Tillage for Sunflower Control and for Annual Canarygrass and Fieldbean Production1

  1. Robert G. Robinson2

Abstract

Abstract

Sunflower (Helianthus annuus L.) is a major weed in crops that follow sunflower. This research measured the population density of volunteer sunflower and performance of annual canarygrass (Phalaris canariensis L.) and fieldbean (Phaseolus vulgaris L.) following tillage treatments of moldboard plowing, chisel plowing, rototilling, or zero tillage repeated on the same plots for 5 yr. Tillage plots, on Typic Hapludoll soil at Rosemount, MN, were divided into subplots of annual canarygrass planted between 26 March and 30 April and fieldbean planted between 21 and 25 May. Less than 1% of the volunteer sunflower achenes survived more than 1 yr in the soil, but tillage and planting date determined whether sunflower remained an important weed for 0,1, 2, or 3 yr. Sunflower was a major weed the first year after sunflower; however, the problem could be avoided by planting after mid-June in soil not tilled in the fall.
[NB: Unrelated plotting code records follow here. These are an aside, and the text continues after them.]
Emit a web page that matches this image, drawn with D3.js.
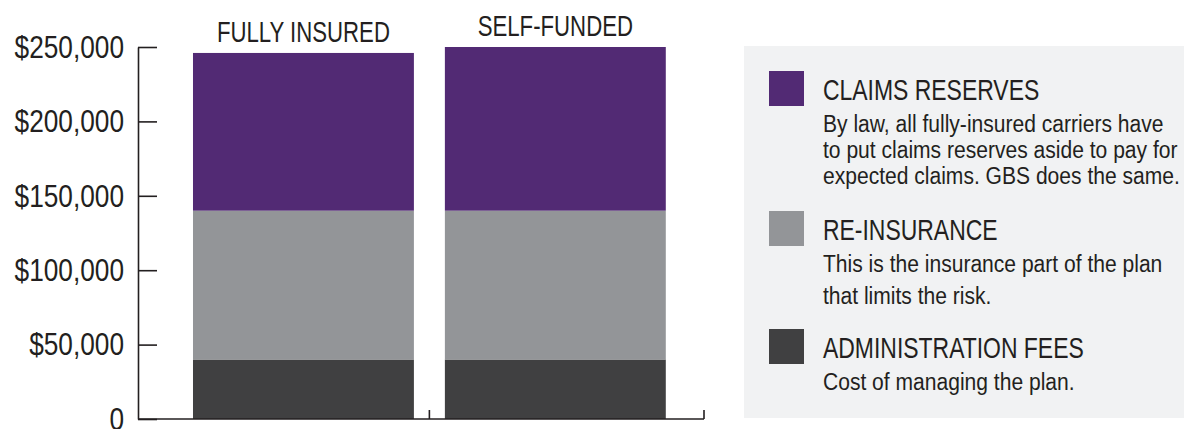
<!DOCTYPE html>
<html lang="en">
  <head>
    <meta charset="UTF-8" />
    <title>Fully Insured vs Self-Funded</title>
    <script src="https://cdn.jsdelivr.net/npm/d3@7"></script>
    <style>
      body { margin: 0; background: #fff; }
      svg { display: block; }
      text { font-family: "Liberation Sans", Arial, sans-serif; fill: #231f20; }
    </style>
  </head>
  <body>
    <svg id="chart" width="1184" height="429"></svg>
    <script>
      // data
      var categories = ["FULLY INSURED", "SELF-FUNDED"];
      var adminFees = [40000, 40000];
      var reInsurance = [100000, 100000];
      var claimsReserves = [106000, 110000];
      var yTicks = [0, 50000, 100000, 150000, 200000, 250000];

      var seriesKeys = ["admin", "reins", "claims"];
      var legendTitles = ["CLAIMS RESERVES", "RE-INSURANCE", "ADMINISTRATION FEES"];
      var legendKeys = ["claims", "reins", "admin"];
      var legendText = [
        ["By law, all fully-insured carriers have", "to put claims reserves aside to pay for", "expected claims. GBS does the same."],
        ["This is the insurance part of the plan", "that limits the risk."],
        ["Cost of managing the plan."]
      ];

      var colors = { claims: "#522a74", reins: "#939598", admin: "#404041" };

      // no condensed face installed, so squeeze Liberation Sans horizontally
      var sxAxis = 0.82, sxCat = 0.74, sxTitle = 0.765, sxDesc = 0.86;

      var svg = d3.select("#chart");

      var rows = categories.map(function(c, i) {
        return { cat: c, admin: adminFees[i], reins: reInsurance[i], claims: claimsReserves[i] };
      });
      var stacked = d3.stack().keys(seriesKeys)(rows);

      var xScale = d3.scaleBand()
        .domain(categories)
        .range([138, 704])
        .paddingInner(0.123)
        .paddingOuter(0.185)
        .align(0.59);

      var yScale = d3.scaleLinear()
        .domain([0, 250000])
        .range([419, 47]);

      // bars
      svg.selectAll(".layer")
        .data(stacked)
        .enter()
        .append("g")
        .attr("class", "layer")
        .attr("fill", function(d) { return colors[d.key]; })
        .selectAll("rect")
        .data(function(d) { return d; })
        .enter()
        .append("rect")
        .attr("x", function(d) { return xScale(d.data.cat); })
        .attr("y", function(d) { return yScale(d[1]); })
        .attr("width", xScale.bandwidth())
        .attr("height", function(d) { return yScale(d[0]) - yScale(d[1]); });

      // category labels sit just above each bar
      svg.selectAll(".cat-label")
        .data(rows)
        .enter()
        .append("text")
        .attr("class", "cat-label")
        .attr("transform", "scale(" + sxCat + ",1)")
        .attr("x", function(d) { return (xScale(d.cat) + xScale.bandwidth() / 2) / sxCat; })
        .attr("y", function(d) { return yScale(d.admin + d.reins + d.claims) - 11; })
        .attr("text-anchor", "middle")
        .style("font-size", "30px")
        .text(function(d) { return d.cat; });

      // y axis
      var yAxis = d3.axisLeft(yScale)
        .tickValues(yTicks)
        .tickSizeInner(-19)
        .tickSizeOuter(0)
        .tickPadding(13)
        .tickFormat(function(d) { return d === 0 ? "0" : "$" + d3.format(",")(d); });

      var gy = svg.append("g")
        .attr("class", "y-axis")
        .attr("transform", "translate(138,0)")
        .call(yAxis);
      gy.selectAll("path, line").attr("stroke", "#231f20").attr("stroke-width", 1.6);
      gy.selectAll("text")
        .attr("x", -14 / sxAxis)
        .attr("transform", "scale(" + sxAxis + ",1)")
        .attr("fill", "#231f20")
        .style("font-size", "32px")
        .style("font-family", "'Liberation Sans', Arial, sans-serif");

      // x axis: baseline with small upward ticks between the bars and at the end
      var y0 = yScale(0);
      var step = xScale.step();
      var xTicks = [
        xScale(categories[1]) - step * xScale.paddingInner() / 2,
        xScale.range()[1]
      ];
      var gx = svg.append("g").attr("class", "x-axis");
      gx.append("line")
        .attr("x1", xScale.range()[0])
        .attr("x2", xScale.range()[1])
        .attr("y1", y0)
        .attr("y2", y0)
        .attr("stroke", "#231f20")
        .attr("stroke-width", 1.6);
      gx.selectAll(".tick")
        .data(xTicks)
        .enter()
        .append("line")
        .attr("x1", function(d) { return d; })
        .attr("x2", function(d) { return d; })
        .attr("y1", y0)
        .attr("y2", y0 - 9)
        .attr("stroke", "#231f20")
        .attr("stroke-width", 1.6);

      // legend panel
      svg.append("rect")
        .attr("x", 744)
        .attr("y", 46)
        .attr("width", 440)
        .attr("height", 372)
        .attr("fill", "#f1f2f3");

      var itemTops = [71, 211, 329];
      var lineGaps = [26, 32, 26];

      var items = svg.selectAll(".legend-item")
        .data(legendTitles)
        .enter()
        .append("g")
        .attr("class", "legend-item")
        .attr("transform", function(d, i) { return "translate(769," + itemTops[i] + ")"; });

      items.append("rect")
        .attr("width", 35)
        .attr("height", 35)
        .attr("fill", function(d, i) { return colors[legendKeys[i]]; });

      items.append("text")
        .attr("transform", "scale(" + sxTitle + ",1)")
        .attr("x", 54 / sxTitle)
        .attr("y", 29)
        .style("font-size", "30px")
        .text(function(d) { return d; });

      items.each(function(d, i) {
        d3.select(this).selectAll(".desc")
          .data(legendText[i])
          .enter()
          .append("text")
          .attr("class", "desc")
          .attr("transform", "scale(" + sxDesc + ",1)")
          .attr("x", 54 / sxDesc)
          .attr("y", function(t, j) { return 61 + j * lineGaps[i]; })
          .style("font-size", "24.5px")
          .text(function(t) { return t; });
      });
    </script>
  </body>
</html>
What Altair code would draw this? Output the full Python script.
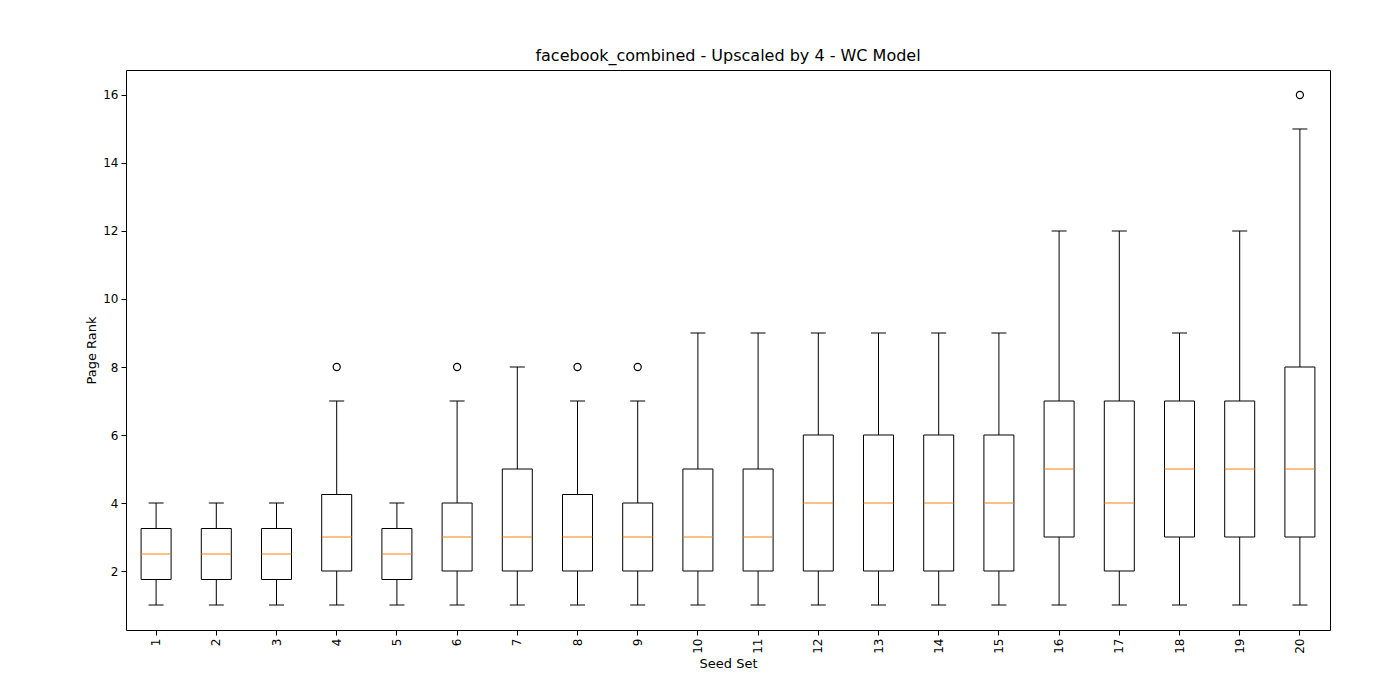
import altair as alt
import pandas as pd

seeds = [str(i) for i in range(1, 21)]
lo = [1] * 20
q1 = [1.75, 1.75, 1.75, 2, 1.75, 2, 2, 2, 2, 2, 2, 2, 2, 2, 2, 3, 2, 3, 3, 3]
med = [2.5, 2.5, 2.5, 3, 2.5, 3, 3, 3, 3, 3, 3, 4, 4, 4, 4, 5, 4, 5, 5, 5]
q3 = [3.25, 3.25, 3.25, 4.25, 3.25, 4, 5, 4.25, 4, 5, 5, 6, 6, 6, 6, 7, 7, 7, 7, 8]
hi = [4, 4, 4, 7, 4, 7, 8, 7, 7, 9, 9, 9, 9, 9, 9, 12, 12, 9, 12, 15]
out_seed = ["4", "6", "8", "9", "20"]
out_val = [8, 8, 8, 8, 16]

df = pd.DataFrame({"seed": seeds, "lo": lo, "q1": q1, "med": med, "q3": q3, "hi": hi})
odf = pd.DataFrame({"seed": out_seed, "v": out_val})

font = "DejaVu Sans"
x = alt.X("seed:N", sort=seeds, title="Seed Set",
          scale=alt.Scale(paddingInner=0, paddingOuter=0),
          axis=alt.Axis(labelAngle=270, labelFontSize=12, titleFontSize=13, labelFont=font,
                        titleFont=font, tickColor="black", domain=False, labelColor="black",
                        titleFontWeight="normal", labelBaseline="middle", labelAlign="right"))
yscale = alt.Scale(domain=[0.265, 16.735], nice=False, zero=False)
yax = alt.Axis(values=[2, 4, 6, 8, 10, 12, 14, 16], labelFontSize=12, titleFontSize=13,
               labelFont=font, titleFont=font, tickColor="black", domain=False, grid=False,
               labelColor="black", titleFontWeight="normal")

base = alt.Chart(df).encode(x=x)
whisk_lo = base.mark_rule(color="black").encode(
    y=alt.Y("lo:Q", scale=yscale, axis=yax, title="Page Rank"), y2="q1:Q")
whisk_hi = base.mark_rule(color="black").encode(y=alt.Y("q3:Q", scale=yscale), y2="hi:Q")
cap_lo = base.mark_tick(color="black", size=15, thickness=1, orient="horizontal", opacity=1).encode(
    y=alt.Y("lo:Q", scale=yscale))
cap_hi = base.mark_tick(color="black", size=15, thickness=1, orient="horizontal", opacity=1).encode(
    y=alt.Y("hi:Q", scale=yscale))
box = base.mark_bar(fill="white", stroke="black", strokeWidth=1, size=30).encode(
    y=alt.Y("q1:Q", scale=yscale), y2="q3:Q")
median = base.mark_tick(color="#ff7f0e", size=30, thickness=1, orient="horizontal", opacity=1).encode(
    y=alt.Y("med:Q", scale=yscale))
outl = alt.Chart(odf).mark_point(shape="circle", filled=False, color="black", size=50,
                                 strokeWidth=1.2, opacity=1).encode(
    x=alt.X("seed:N", sort=seeds), y=alt.Y("v:Q", scale=yscale))

chart = alt.layer(whisk_lo, whisk_hi, cap_lo, cap_hi, box, median, outl).properties(
    width=1204, height=560,
    autosize=alt.AutoSizeParams(type="none"),
    padding={"left": 118, "top": 62, "right": 60, "bottom": 60},
    title=alt.TitleParams("facebook_combined - Upscaled by 4 - WC Model", font=font,
                          fontSize=16, fontWeight="normal", color="black", offset=6),
).configure_view(stroke="black", strokeWidth=1).configure_axis(tickSize=5, labelPadding=3)

chart.save("out.html", embed_options={"renderer": "svg", "actions": False})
Moldboard plowing, which buried 82% of the achenes over 10 cm deep, gave the best but not adequate control the first year. Zero tillage or chisel plowing in the spring eliminated sunflower as an important weed after 1 yr, regardless of planting date. Chisel plowing in the fall or moldboard plowing in the spring tended to prolong the sunflower problem beyond 2 yr. Weed control in both crops was poorest following zero tillage. Moldboard or chisel plowing in the spring resulted in highest average yields of fieldbean. Highest yields of canarygrass followed moldboard plowing.